Sabra Lane: Six months after a huge hailstorm, the residents of Harden in New South Wales are still waiting for their homes and businesses to be repaired. The storm lasted less than an hour but caused nearly $6 million in damage and locals say insurance companies are to blame for the delays. Rachel Holdsworth reports.
Local: Oh no, what's happening?
Rachel Holdsworth: The chaotic early hours of a Monday morning in February when a freak hailstorm ripped through the small town of Harden in south east New South Wales.
Local: Oh my god, I'm scared.
Rachel Holdsworth: Workouts at the local gym were cut short as 40mm of hail and 70mm of rain dropped in the space of an hour. Owner Ros Stewart watched her business fall apart before her eyes.
Ros Stewart: We just heard a noise that was unbelievable with hail and rain and before we knew it we were trying to dodge roof tiles that were falling down, trying to get the people that were in here out.
Rachel Holdsworth: To stay open during the repair works, Ros Stewart has moved the gym down the road to a temporary site. But it's cut the number of daily visitors from 50 to just 10.
Ros Stewart: We've got about 10 pieces of equipment down there because its floors are wooden and it can't take the weight of the equipment.
Rachel Holdsworth: She spent months negotiating with her insurance provider AIG Insurance. Her payout came through earlier this month but it only covered about a third of her estimated losses.
Ros Stewart: This was not just a normal storm, this was a freak natural disaster that no building could withstand. There's a whole other fight for us to have. We've been sold an insurance policy that didn't cover what we should have had.
Rachel Holdsworth: AIG declined to comment. More than 500 insurance claims have been made in Harden since the storm for a population of under 2,000. Around half of them are still outstanding. The Insurance Council of Australia and several providers visited Harden earlier this month in an effort to process more claims through in-person meetings. Liam Walter is the Director of Extreme Weather Response and Mitigation at the Insurance Council.
Liam Walter: The event that happened here, quite significant serious damage. So replacing roofs and replacing water damage, it does take a bit of time. So those that are still open at this point, it'll be complexity of the claim, the different types of materials, the different types of repairs will dictate.
Rachel Holdsworth: He says there are challenges that come from mass insurance claims outside metro areas and it's too early to say whether it will cause insurance premiums to rise in Harden.

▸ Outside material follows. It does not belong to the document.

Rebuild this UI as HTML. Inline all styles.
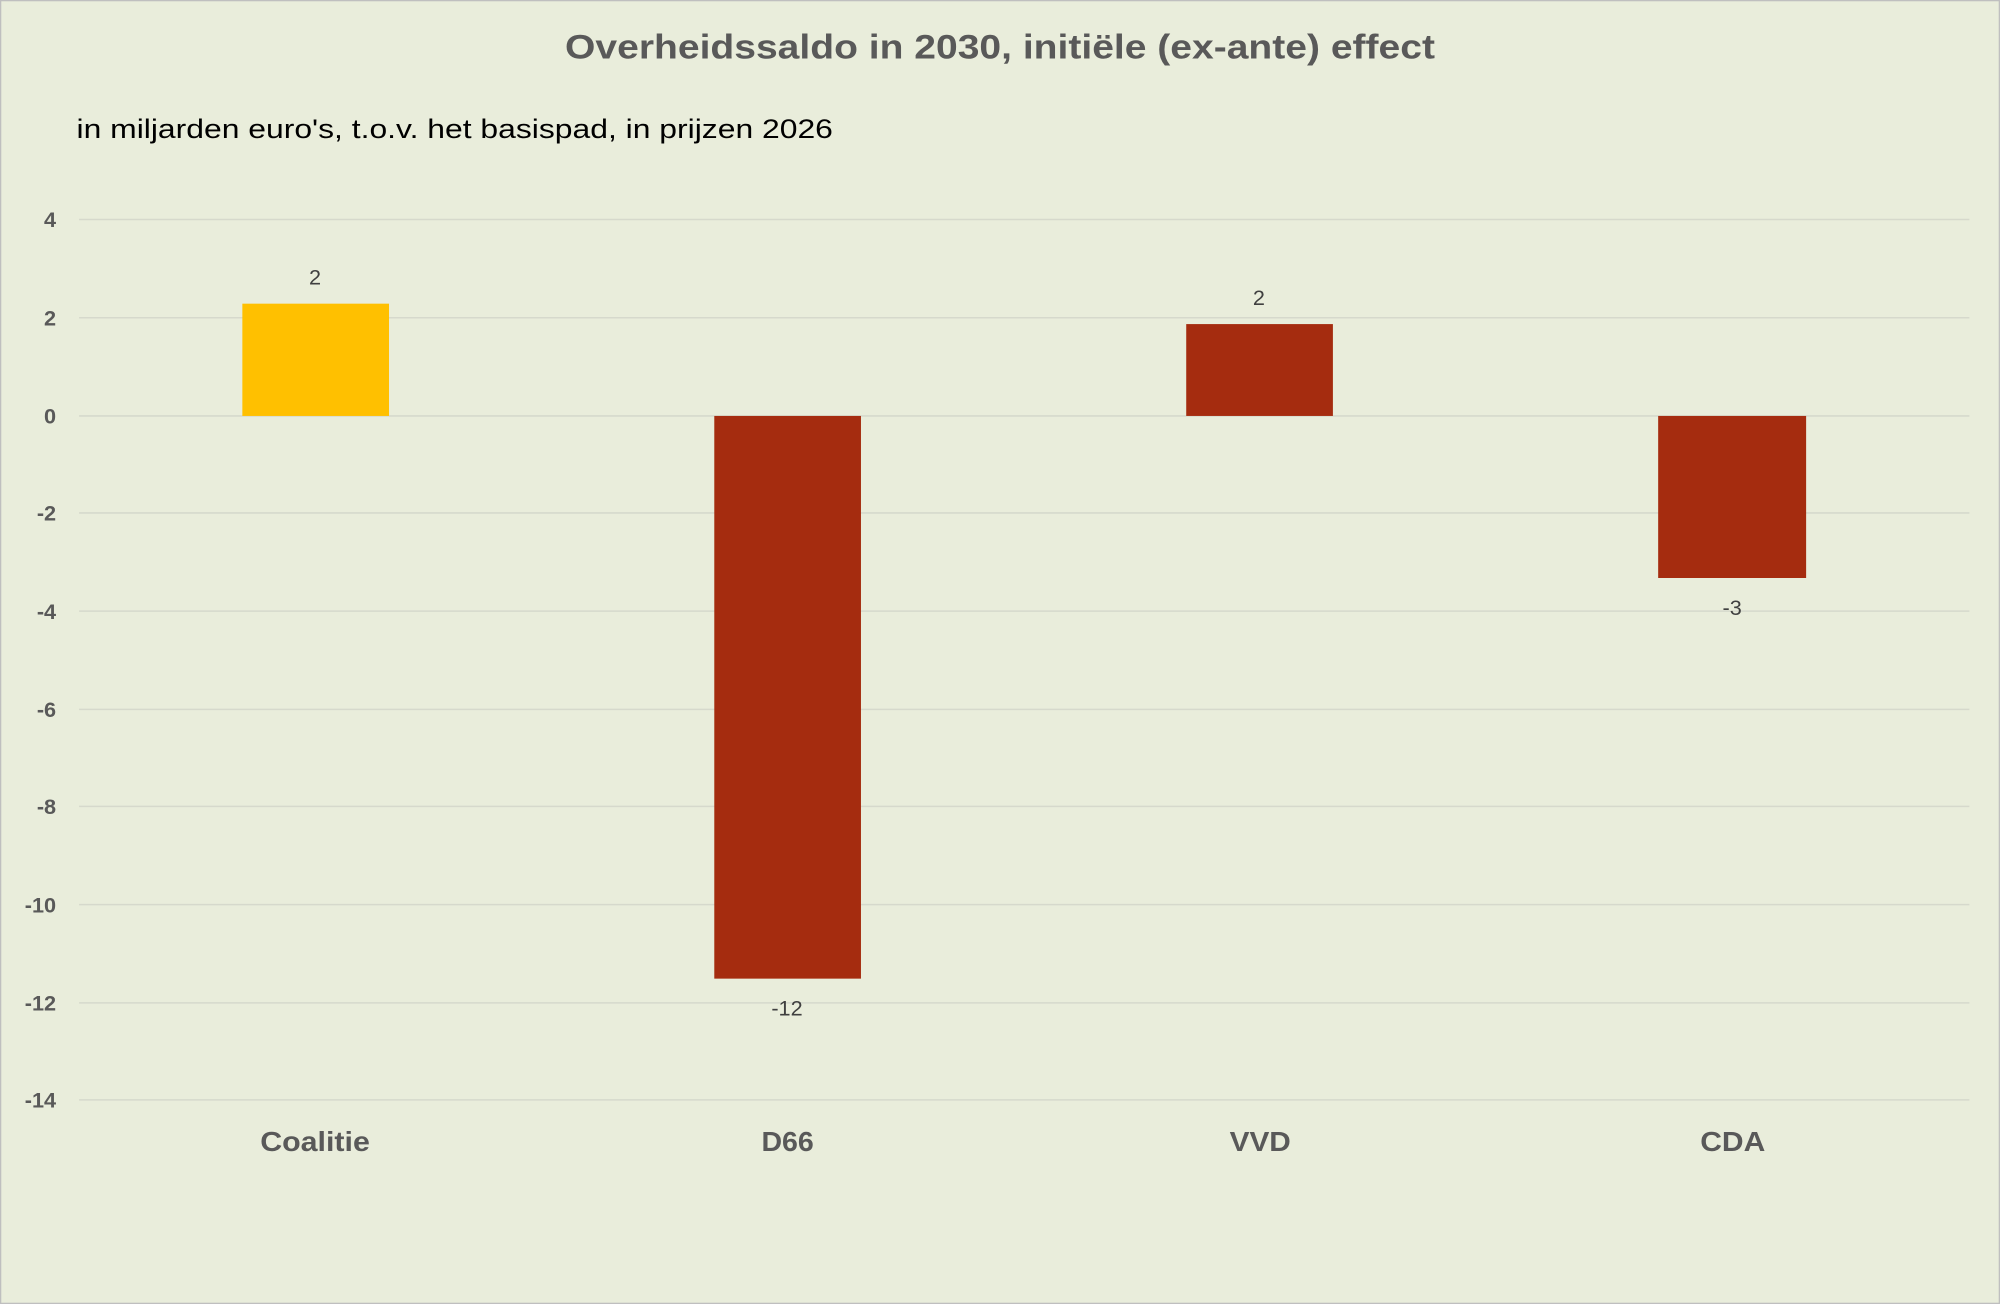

Liam Walter: Certainly at a global level, the increase in severity of events is contributing to increasing premiums but there's other factors at play there.
Rachel Holdsworth: Hilltops Council General Manager Anthony O'Reilly says the council is waiting on its own repairs. He says it's taking a while but the town will bounce back.
Anthony O'Reilly: The community spirit has been fantastic. People have backed each other, people have helped each other. It's warming, it's great to see.
Sabra Lane: The General Manager of Hilltops Council Anthony O'Reilly ending Rachel Holdworth's report.